Hochsensible Menschen werden schnell von zu viel Aufregung und Unruhe überwältigt, sie sind empfänglich für die Stimmungen an­derer Menschen und nehmen alles in ihrer Umgebung übermäßig stark wahr.

Dies ist eine Frage der sensorischen Verarbeitung. Von mir ist bekannt, dass ich zu einer großen, lebhaften Party ging und beinahe in Katatonie verfiel. Ob diese hohe Empfindlichkeit für äußere Stimuli nun auch ein Aspekt der Introversion oder etwas anderes ist, insgesamt trägt dieser zusätzliche Aspekt der Definition der Introversion jedenfalls zu weiterer Verwirrung bei.
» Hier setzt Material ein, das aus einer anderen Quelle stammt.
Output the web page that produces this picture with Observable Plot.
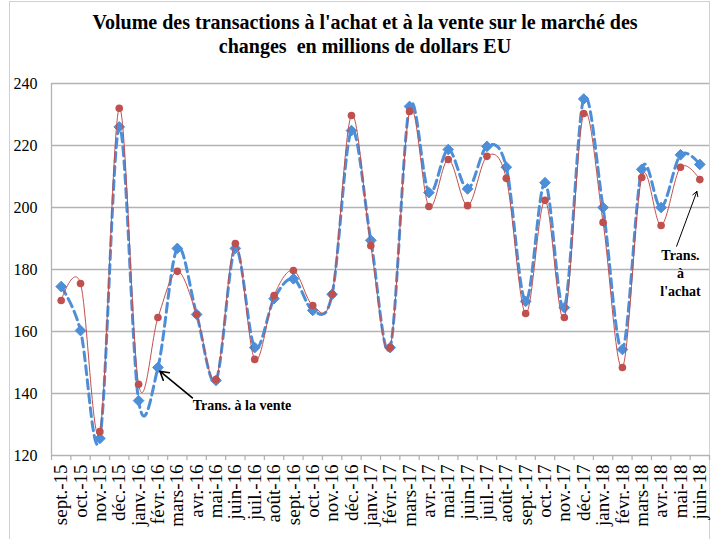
<!DOCTYPE html>
<html>
<head>
<meta charset="utf-8">
<script src="https://cdn.jsdelivr.net/npm/d3@7"></script>
<script src="https://cdn.jsdelivr.net/npm/@observablehq/plot@0.6"></script>
<style>
  html, body { margin: 0; padding: 0; background: #fff; overflow: hidden; }
  #wrap { position: relative; width: 721px; height: 539px; font-family: "Liberation Serif", serif; overflow: hidden; }
  #frame { position: absolute; left: 9px; top: 1px; width: 701px; height: 560px; border: 1px solid #d0d0d0; box-sizing: border-box; pointer-events: none; }
  #title { position: absolute; left: 0; top: 10px; width: 730px; text-align: center; font-weight: bold; font-size: 20px; line-height: 24px; color: #000; font-family: "Liberation Serif", serif; }
  svg { position: absolute; left: 0; top: 0; }
</style>
</head>
<body>
<div id="wrap">
  <div id="frame"></div>
  <div id="title">Volume des transactions à l'achat et à la vente sur le marché des<br>changes&nbsp; en millions de dollars EU</div>
</div>
<script>
const months = ["sept.-15","oct.-15","nov.-15","déc.-15","janv.-16","févr.-16","mars-16","avr.-16","mai-16","juin-16","juil.-16","août-16","sept.-16","oct.-16","nov.-16","déc.-16","janv.-17","févr.-17","mars-17","avr.-17","mai-17","juin-17","juil.-17","août-17","sept.-17","oct.-17","nov.-17","déc.-17","janv.-18","févr.-18","mars-18","avr.-18","mai-18","juin-18"];
const achat = [170,175.5,127.7,232,143,164.5,179.4,165.5,144.5,188.4,151,171.6,179.7,168.4,172,229.7,187.7,154.8,231,200.3,215.5,200.6,216.5,209.4,165.8,202.3,164.5,230.3,195.2,148.4,209.7,194.2,213,209];
const vente = [174.5,160.3,125.5,226,137.7,148.4,186.8,165.5,144.2,186.8,154.8,170.6,177,166.8,172,224.8,189.4,154.8,232.6,204.8,218.7,206,219.7,213,169.7,208,167.7,235,200,154.2,212.3,200,217,213.9];
const yTicks = [120,140,160,180,200,220,240];

const dA = achat.map((v,i) => ({i, v}));
const dV = vente.map((v,i) => ({i, v}));
const blue = "#4d8ed9", red = "#c0504d", grid = "#b3b3b3";
const ff = "'Liberation Serif', serif";

const chart = Plot.plot({
  width: 721, height: 539,
  marginLeft: 51, marginRight: 12, marginTop: 83, marginBottom: 84,
  style: "font-family: 'Liberation Serif', serif; background: transparent; overflow: visible;",
  x: {type: "linear", domain: [-0.5, 33.5], axis: null},
  y: {domain: [120, 240], axis: null},
  marks: [
    Plot.ruleY(yTicks, {stroke: grid, strokeWidth: 1.3}),
    Plot.ruleX([-0.5], {stroke: grid, strokeWidth: 1.3}),
    Plot.axisX({ticks: d3.range(-0.5, 34, 1), tickFormat: () => "", tickSize: 5, stroke: grid, strokeWidth: 1.3}),
    Plot.axisX({ticks: d3.range(0, 34), tickFormat: i => months[i], tickSize: 0, tickPadding: 9, tickRotate: -90, fontSize: 19, fill: "#000", fontFamily: ff}),
    Plot.axisY({ticks: yTicks, tickSize: 0, tickPadding: 14, fontSize: 16, fill: "#000", fontFamily: ff}),
    Plot.line(dV, {x: "i", y: "v", curve: "cardinal", stroke: blue, strokeWidth: 3, strokeDasharray: "9,5"}),
    Plot.dot(dV, {x: "i", y: "v", symbol: "diamond2", r: 4.8, fill: blue, stroke: blue, strokeWidth: 1}),
    Plot.line(dA, {x: "i", y: "v", curve: "cardinal", stroke: red, strokeWidth: 1}),
    Plot.dot(dA, {x: "i", y: "v", r: 3.8, fill: red, stroke: "none"}),
    Plot.arrow([{x1: 6.78, y1: 138.6, x2: 5.1, y2: 147.2}], {x1: "x1", y1: "y1", x2: "x2", y2: "y2", stroke: "#000", strokeWidth: 1.6, headLength: 9, bend: 0}),
    Plot.text([{x: 6.8, y: 136, t: "Trans. à la vente"}], {x: "x", y: "y", text: "t", textAnchor: "start", fontSize: 14, fontWeight: "bold", fill: "#000", fontFamily: ff}),
    Plot.arrow([{x1: 31.8, y1: 187.5, x2: 32.85, y2: 205.2}], {x1: "x1", y1: "y1", x2: "x2", y2: "y2", stroke: "#000", strokeWidth: 1, headLength: 8, bend: 0}),
    Plot.text([{x: 32.0, y: 179, t: "Trans.\nà\nl'achat"}], {x: "x", y: "y", text: "t", textAnchor: "middle", lineAnchor: "middle", lineHeight: 1.28, fontSize: 14, fontWeight: "bold", fill: "#000", fontFamily: ff})
  ]
});
document.getElementById("wrap").appendChild(chart);
</script>
</body>
</html>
Der Stand der Wissenschaft

Und es gibt das Problem, dass Schüchternheit lange Zeit als Synonym für Introversion galt. Die vielen Jahre, in denen Wis­senschaftler und andere “Introversion” und “Schüchternheit” als austauschbare Begriffe verwendet haben, machen die Sache entschieden verworrener, vor allem im Labor.

In der Vergangenheit wurde viel Forschungsarbeit unter der Annahme geleistet, dass Schüchternheit für Introversion stünde, daher ist die Forschung zwar durchaus interessant und teilweise auch relevant, teilweise jedoch auch irrelevant.

Trotz der Verwirrung wird eines zunehmend klar: Introversion ist mehr als nur die Abwesenheit von Extroversion. Wir Introver­tierte nehmen unseren eigenen Raum in der Welt ein, auch wenn dessen Gestaltung noch nicht vollständig definiert ist. Wir sind ein bisschen Jung und ein bisschen Eysenck.

Feldforschung und Labor-Theorie

Die Wissenschaftler sollen die Arbeit im Labor erledigen, wir jedoch betreiben Feldforschung. Wir sind Teil der Bewegung, um die Introversion zu definieren, zu schildern und zu verstehen, und kommen dem Ziel täglich näher, alles darüber herauszufinden.

Viele Introvertierte beziehen sich auf Arons HSP, auch wenn das Urteil darüber, ob ein Zusammenhang mit Introversion vorhanden ist, noch aussteht.

Die gute Nachricht jedoch lautet, dass sich Introvertierte mehr als je zuvor (Dank sei dem World Wide Web) zusammenschließen, miteinander sprechen, Nachrichten austauschen und ihre Natur annehmen, wie sie ist.